Listing active data-processing jobs using the Neptune ML dataprocessing command
A sample Neptune ML dataprocessing command for listing active jobs looks like this:
- AWS CLI
-
aws neptunedata list-ml-data-processing-jobs \
--endpoint-url https://your-neptune-endpoint:port
To limit the number of results:
aws neptunedata list-ml-data-processing-jobs \
--endpoint-url https://your-neptune-endpoint:port \
--max-items 3
For more information, see list-ml-data-processing-jobs in the AWS CLI Command Reference.
- SDK
-
import boto3
from botocore.config import Config
client = boto3.client(
'neptunedata',
endpoint_url='https://your-neptune-endpoint:port',
config=Config(read_timeout=None, retries={'total_max_attempts': 1})
)
response = client.list_ml_data_processing_jobs(
maxItems=3
)
print(response)
- awscurl
-
awscurl https://your-neptune-endpoint:port/ml/dataprocessing \
--region us-east-1 \
--service neptune-db \
-X GET
To limit the number of results:
awscurl "https://your-neptune-endpoint:port/ml/dataprocessing?maxItems=3" \
--region us-east-1 \
--service neptune-db \
-X GET
This example assumes that your AWS credentials are configured in your
environment. Replace us-east-1 with the Region of your
Neptune cluster.
- curl
-
curl -s "https://your-neptune-endpoint:port/ml/dataprocessing"
Or this:
curl -s "https://your-neptune-endpoint:port/ml/dataprocessing?maxItems=3"
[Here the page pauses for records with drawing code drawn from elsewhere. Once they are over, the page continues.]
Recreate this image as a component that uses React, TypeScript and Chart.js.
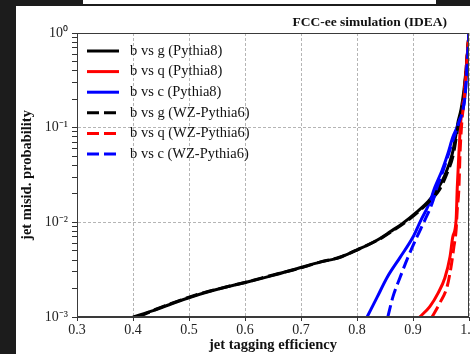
import React, { useEffect, useRef } from 'react';
import { Chart, registerables } from 'chart.js';

Chart.register(...registerables);

const FONT = '"Liberation Serif", "Times New Roman", Times, serif';

// ---- data ----
const seriesLabels = [
  'b vs g (Pythia8)',
  'b vs q (Pythia8)',
  'b vs c (Pythia8)',
  'b vs g (WZ-Pythia6)',
  'b vs q (WZ-Pythia6)',
  'b vs c (WZ-Pythia6)',
];
const seriesColors = ['#000000', '#ff0000', '#0000ff', '#000000', '#ff0000', '#0000ff'];
const seriesDashed = [false, false, false, true, true, true];

const gP8Eff = [0.40, 0.436, 0.479, 0.525, 0.568, 0.604, 0.65, 0.698, 0.734, 0.77, 0.80, 0.823, 0.841, 0.859, 0.882, 0.907, 0.927, 0.943, 0.957, 0.970, 0.977, 0.980, 0.986, 0.991, 0.996, 1.0];
const gP8Mis = [1.0e-3, 1.17e-3, 1.45e-3, 1.78e-3, 2.09e-3, 2.34e-3, 2.75e-3, 3.31e-3, 3.8e-3, 4.27e-3, 5.13e-3, 5.9e-3, 6.76e-3, 7.94e-3, 9.8e-3, 1.29e-2, 1.66e-2, 2.19e-2, 3.16e-2, 5.25e-2, 8.6e-2, 0.112, 0.158, 0.251, 0.5, 1.0];

const qP8Eff = [0.912, 0.930, 0.945, 0.957, 0.966, 0.971, 0.977, 0.979, 0.982, 0.985, 0.991, 0.996, 1.0];
const qP8Mis = [1.0e-3, 1.29e-3, 1.8e-3, 2.6e-3, 4.3e-3, 7.0e-3, 1.06e-2, 2.3e-2, 5.4e-2, 0.11, 0.22, 0.5, 1.0];

const cP8Eff = [0.818, 0.836, 0.854, 0.877, 0.900, 0.914, 0.929, 0.939, 0.952, 0.9625, 0.971, 0.981, 0.993, 0.997, 1.0];
const cP8Mis = [1.0e-3, 1.62e-3, 2.63e-3, 4.27e-3, 7.0e-3, 1.05e-2, 1.58e-2, 2.34e-2, 3.55e-2, 5.37e-2, 7.9e-2, 0.11, 0.22, 0.5, 1.0];

const gWZEff = [0.41, 0.44, 0.48, 0.525, 0.57, 0.605, 0.65, 0.70, 0.735, 0.77, 0.80, 0.825, 0.845, 0.862, 0.885, 0.91, 0.93, 0.947, 0.96, 0.972, 0.978, 0.981, 0.987, 0.992, 0.996, 1.0];
const gWZMis = [1.0e-3, 1.2e-3, 1.47e-3, 1.8e-3, 2.1e-3, 2.36e-3, 2.78e-3, 3.3e-3, 3.82e-3, 4.3e-3, 5.1e-3, 6.0e-3, 6.9e-3, 8.0e-3, 9.9e-3, 1.3e-2, 1.68e-2, 2.2e-2, 3.2e-2, 5.2e-2, 8.4e-2, 0.11, 0.156, 0.25, 0.5, 1.0];

const qWZEff = [0.934, 0.948, 0.961, 0.968, 0.973, 0.977, 0.979, 0.982, 0.984, 0.987, 0.992, 0.996, 1.0];
const qWZMis = [1.0e-3, 1.41e-3, 2.1e-3, 3.4e-3, 5.5e-3, 8.3e-3, 1.35e-2, 2.3e-2, 5.4e-2, 0.11, 0.22, 0.5, 1.0];

const cWZEff = [0.855, 0.864, 0.877, 0.891, 0.907, 0.921, 0.934, 0.943, 0.954, 0.964, 0.973, 0.981, 0.993, 0.997, 1.0];
const cWZMis = [1.0e-3, 1.62e-3, 2.63e-3, 4.27e-3, 7.0e-3, 1.05e-2, 1.58e-2, 2.34e-2, 3.55e-2, 5.37e-2, 7.9e-2, 0.11, 0.22, 0.5, 1.0];

const seriesEff = [gP8Eff, qP8Eff, cP8Eff, gWZEff, qWZEff, cWZEff];
const seriesMis = [gP8Mis, qP8Mis, cP8Mis, gWZMis, qWZMis, cWZMis];

const xTicks = [0.3, 0.4, 0.5, 0.6, 0.7, 0.8, 0.9, 1.0];
const xTickLabels = ['0.3', '0.4', '0.5', '0.6', '0.7', '0.8', '0.9', '1.0'];
const yMajorTicks = [1e-3, 1e-2, 1e-1, 1];
const yTickLabels = ['10⁻³', '10⁻²', '10⁻¹', '10⁰'];
const yMinorFactors = [2, 3, 4, 5, 6, 7, 8, 9];

const titleText = 'FCC-ee simulation (IDEA)';
const xTitle = 'jet tagging efficiency';
const yTitle = 'jet misid. probability';

const isMajorY = (v: number) => yMajorTicks.some((m) => Math.abs(v - m) / m < 1e-6);

const overlayPlugin = {
  id: 'overlay',
  afterDraw(chart: any) {
    const { ctx, chartArea } = chart;
    ctx.save();
    // frame (all four spines)
    ctx.strokeStyle = '#3a3a3a';
    ctx.lineWidth = 1;
    ctx.setLineDash([]);
    ctx.strokeRect(chartArea.left + 0.5, chartArea.top + 0.5, chartArea.right - chartArea.left - 1, chartArea.bottom - chartArea.top - 1);

    // title
    ctx.fillStyle = '#111';
    ctx.font = `bold 13.5px ${FONT}`;
    ctx.textAlign = 'right';
    ctx.textBaseline = 'middle';
    ctx.fillText(titleText, 447, 23);

    // legend
    ctx.font = `14.5px ${FONT}`;
    ctx.textAlign = 'left';
    chart.data.datasets.forEach((ds: any, i: number) => {
      const y = 51 + i * 20.6;
      ctx.beginPath();
      ctx.strokeStyle = ds.borderColor;
      ctx.lineWidth = 3;
      ctx.setLineDash(ds.borderDash || []);
      ctx.moveTo(87, y);
      ctx.lineTo(119, y);
      ctx.stroke();
      ctx.setLineDash([]);
      ctx.fillStyle = '#111';
      ctx.fillText(ds.label, 130, y);
    });
    ctx.restore();
  },
};

export default function App() {
  const canvasRef = useRef<HTMLCanvasElement | null>(null);

  useEffect(() => {
    const canvas = canvasRef.current;
    if (!canvas) return;

    const datasets = seriesLabels.map((label, i) => ({
      label,
      data: seriesEff[i].map((x, j) => ({ x, y: seriesMis[i][j] })),
      borderColor: seriesColors[i],
      backgroundColor: seriesColors[i],
      borderWidth: 3,
      borderDash: seriesDashed[i] ? [12, 5] : [],
      borderJoinStyle: 'round',
      pointRadius: 0,
      fill: false,
      cubicInterpolationMode: 'monotone',
      clip: 0,
      order: seriesLabels.length - i,
    }));

    const yTickValues: number[] = [];
    for (let d = 0; d < yMajorTicks.length - 1; d++) {
      yTickValues.push(yMajorTicks[d]);
      yMinorFactors.forEach((f) => yTickValues.push(f * yMajorTicks[d]));
    }
    yTickValues.push(yMajorTicks[yMajorTicks.length - 1]);

    const chart = new Chart(canvas, {
      type: 'line',
      data: { datasets: datasets as any },
      options: {
        responsive: false,
        maintainAspectRatio: false,
        animation: false,
        events: [],
        layout: { padding: { top: 33, left: 0, right: 1, bottom: 0 } },
        plugins: {
          legend: { display: false },
          tooltip: { enabled: false },
          title: { display: false },
        },
        scales: {
          x: {
            type: 'linear',
            min: 0.3,
            max: 1.0,
            afterBuildTicks: (scale: any) => {
              scale.ticks = xTicks.map((v) => ({ value: v }));
            },
            afterFit: (scale: any) => {
              scale.height = 37;
              scale.paddingLeft = 0;
              scale.paddingRight = 0;
            },
            ticks: {
              autoSkip: false,
              maxRotation: 0,
              padding: 1,
              color: '#222',
              font: { family: FONT, size: 14 },
              callback: (v: any) => {
                const i = xTicks.findIndex((t) => Math.abs(t - Number(v)) < 1e-6);
                return i >= 0 ? xTickLabels[i] : '';
              },
            },
            grid: {
              color: '#b5b5b5',
              lineWidth: 1,
              tickColor: '#333',
              tickLength: 4,
            },
            border: { color: '#3a3a3a', width: 1, dash: [3, 2] },
            title: {
              display: true,
              text: xTitle,
              color: '#111',
              font: { family: FONT, size: 14.5, weight: 'bold' },
              padding: { top: 0, bottom: 0 },
            },
          },
          y: {
            type: 'logarithmic',
            min: 1e-3,
            max: 1,
            afterBuildTicks: (scale: any) => {
              scale.ticks = yTickValues.map((v) => ({ value: v, major: isMajorY(v) }));
            },
            afterFit: (scale: any) => {
              scale.width = 77;
              scale.paddingTop = 0;
              scale.paddingBottom = 0;
            },
            ticks: {
              autoSkip: false,
              padding: 4,
              color: '#222',
              font: { family: FONT, size: 14 },
              callback: (v: any) => {
                const i = yMajorTicks.findIndex((m) => Math.abs(Number(v) - m) / m < 1e-6);
                return i >= 0 ? yTickLabels[i] : '';
              },
            },
            grid: {
              color: (c: any) => (c.tick && isMajorY(c.tick.value) ? '#b5b5b5' : 'rgba(0,0,0,0)'),
              lineWidth: 1,
              tickColor: '#333',
              tickLength: 5,
            },
            border: { color: '#3a3a3a', width: 1, dash: [3, 2] },
            title: {
              display: true,
              text: yTitle,
              color: '#111',
              font: { family: FONT, size: 14.5, weight: 'bold' },
              padding: { top: 19, bottom: 0 },
            },
          },
        },
      } as any,
      plugins: [overlayPlugin],
    });

    return () => {
      chart.destroy();
    };
  }, []);

  return (
    <div
      style={{
        position: 'fixed',
        left: 0,
        top: 0,
        width: 470,
        height: 354,
        background: '#1c1c1c',
        overflow: 'hidden',
      }}
    >
      <div style={{ position: 'absolute', left: 83, top: 0, width: 353, height: 4, background: '#ffffff' }} />
      <div style={{ position: 'absolute', left: 16, top: 6, width: 454, height: 348, background: '#ffffff' }} />
      <canvas
        ref={canvasRef}
        width={470}
        height={354}
        style={{ position: 'absolute', left: 0, top: 0, width: 470, height: 354 }}
      />
    </div>
  );
}
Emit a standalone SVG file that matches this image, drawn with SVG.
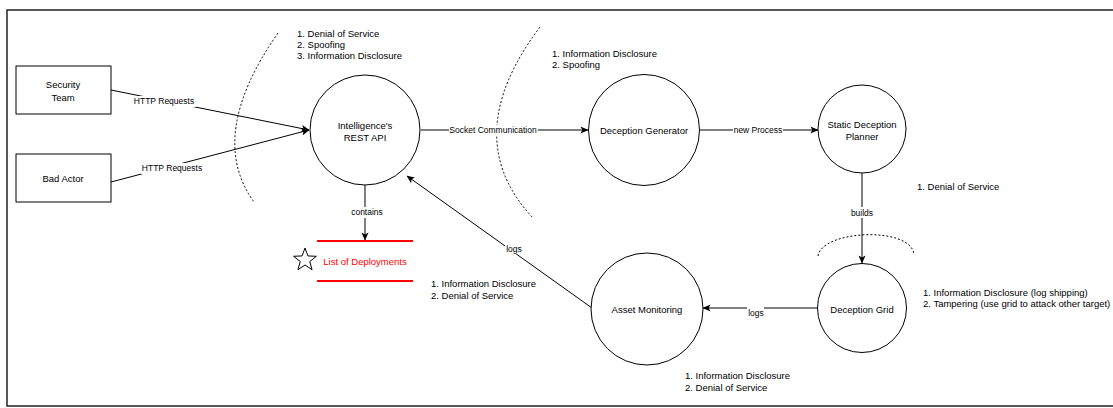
<svg xmlns="http://www.w3.org/2000/svg" width="1113" height="408" viewBox="0 0 1113 408">
  <defs>
    <marker id="arrow" viewBox="0 0 10 10" refX="9.5" refY="5" markerWidth="8" markerHeight="8" markerUnits="userSpaceOnUse" orient="auto">
      <path d="M0,0.5 L10,5 L0,9.5 L2.5,5 Z" fill="#000"/>
    </marker>
    <style>
      text { font-family: "Liberation Sans", Arial, sans-serif; fill: #000; }
      .node { fill: #fff; stroke: #000; stroke-width: 1; }
      .lbl { font-size: 9.5px; text-anchor: middle; dominant-baseline: central; }
      .elbl { font-size: 8.5px; text-anchor: middle; dominant-baseline: central; }
      .list { font-size: 9.5px; dominant-baseline: central; }
      .edge { fill: none; stroke: #000; stroke-width: 1; }
      .bg { fill: #fff; }
      .boundary { fill: none; stroke: #000; stroke-width: 1; stroke-dasharray: 2 2; }
      .store { stroke: #ff0000; stroke-width: 2; }
    </style>
  </defs>

  <rect width="1113" height="408" fill="#fff"/>
  <!-- outer frame -->
  <path d="M1113,10 H7 V406 H1113" fill="none" stroke="#222" stroke-width="1.5"/>

  <!-- trust boundaries -->
  <g id="boundaries">
    <path class="boundary" d="M278,33 Q206,136 254,202"/>
    <path class="boundary" d="M540,27 Q457,137 533,218"/>
    <path class="boundary" d="M818,256 C822,230 910,226 914,254"/>
  </g>

  <!-- connectors -->
  <g id="connectors">
    <line class="edge" x1="111" y1="90" x2="309" y2="130" marker-end="url(#arrow)"/>
    <line class="edge" x1="111" y1="182" x2="309" y2="130" marker-end="url(#arrow)"/>
    <line class="edge" x1="421" y1="130" x2="588" y2="130" marker-end="url(#arrow)"/>
    <line class="edge" x1="699" y1="130" x2="818" y2="130" marker-end="url(#arrow)"/>
    <line class="edge" x1="862" y1="173" x2="862" y2="263" marker-end="url(#arrow)"/>
    <line class="edge" x1="818" y1="308" x2="703" y2="308" marker-end="url(#arrow)"/>
    <line class="edge" x1="592" y1="308" x2="407" y2="176" marker-end="url(#arrow)"/>
    <line class="edge" x1="365" y1="185" x2="365" y2="240" marker-end="url(#arrow)"/>

    <rect class="bg" x="133" y="96" width="63" height="11"/>
    <text class="elbl" x="164" y="101">HTTP Requests</text>
    <rect class="bg" x="141" y="163" width="62" height="11"/>
    <text class="elbl" x="172" y="168">HTTP Requests</text>
    <rect class="bg" x="449" y="125" width="89" height="11"/>
    <text class="elbl" x="493" y="130">Socket Communication</text>
    <rect class="bg" x="733" y="125" width="50" height="11"/>
    <text class="elbl" x="758" y="130">new Process</text>
    <rect class="bg" x="848" y="207" width="28" height="11"/>
    <text class="elbl" x="862" y="213">builds</text>
    <rect class="bg" x="747" y="307" width="17" height="11"/>
    <text class="elbl" x="756" y="313">logs</text>
    <rect class="bg" x="505" y="243" width="18" height="11"/>
    <text class="elbl" x="514" y="249">logs</text>
    <rect class="bg" x="350" y="207" width="34" height="11"/>
    <text class="elbl" x="367" y="212">contains</text>
  </g>

  <!-- external entities -->
  <g id="security-team">
    <rect class="node" x="16" y="66" width="95" height="48"/>
    <text class="lbl" x="63" y="84">Security</text>
    <text class="lbl" x="63" y="97">Team</text>
  </g>
  <g id="bad-actor">
    <rect class="node" x="16" y="154" width="95" height="48"/>
    <text class="lbl" x="63" y="178">Bad Actor</text>
  </g>

  <!-- processes -->
  <g id="rest-api">
    <circle class="node" cx="365" cy="130" r="55"/>
    <text class="lbl" x="365" y="125">Intelligence's</text>
    <text class="lbl" x="365" y="137">REST API</text>
  </g>
  <g id="deception-generator">
    <circle class="node" cx="644" cy="130" r="55.5"/>
    <text class="lbl" x="644" y="130">Deception Generator</text>
  </g>
  <g id="static-deception-planner">
    <circle class="node" cx="862" cy="129" r="44"/>
    <text class="lbl" x="862" y="124">Static Deception</text>
    <text class="lbl" x="862" y="136">Planner</text>
  </g>
  <g id="deception-grid">
    <circle class="node" cx="862" cy="308" r="44.5"/>
    <text class="lbl" x="862" y="309">Deception Grid</text>
  </g>
  <g id="asset-monitoring">
    <circle class="node" cx="647" cy="309" r="56"/>
    <text class="lbl" x="647" y="309">Asset Monitoring</text>
  </g>

  <!-- data store -->
  <g id="list-of-deployments">
    <line class="store" x1="317" y1="241" x2="413" y2="241"/>
    <line class="store" x1="317" y1="281" x2="413" y2="281"/>
    <polygon points="305,248 307.94,255.95 316.41,256.29 309.76,261.55 312.05,269.71 305,265 297.95,269.71 300.24,261.55 293.59,256.29 302.06,255.95" fill="#fff" stroke="#000" stroke-width="1"/>
    <text class="lbl" x="365" y="261" style="fill:#ff0000">List of Deployments</text>
  </g>

  <!-- threat lists -->
  <g id="threats">
    <text class="list" x="297" y="33">1. Denial of Service</text>
    <text class="list" x="297" y="44">2. Spoofing</text>
    <text class="list" x="297" y="55">3. Information Disclosure</text>

    <text class="list" x="552" y="53">1. Information Disclosure</text>
    <text class="list" x="552" y="64">2. Spoofing</text>

    <text class="list" x="917" y="186">1. Denial of Service</text>

    <text class="list" x="923" y="292">1. Information Disclosure (log shipping)</text>
    <text class="list" x="923" y="303">2. Tampering (use grid to attack other target)</text>

    <text class="list" x="431" y="283">1. Information Disclosure</text>
    <text class="list" x="431" y="295">2. Denial of Service</text>

    <text class="list" x="685" y="375">1. Information Disclosure</text>
    <text class="list" x="685" y="387">2. Denial of Service</text>
  </g>
</svg>
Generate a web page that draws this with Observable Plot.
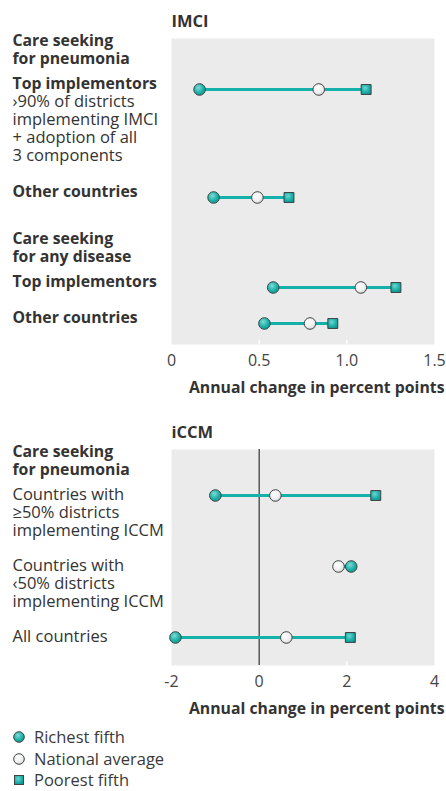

Parameters for dataprocessing list jobs
-
maxItems –
(Optional) The maximum number of items to return.
Type: integer. Default: 10.
Maximum allowed value: 1024.
-
neptuneIamRoleArn –
(Optional) The ARN of an IAM role that provides Neptune access to
SageMaker AI and Amazon S3 resources.
Type: string. Note: This must be
listed in your DB cluster parameter group or an error will occur.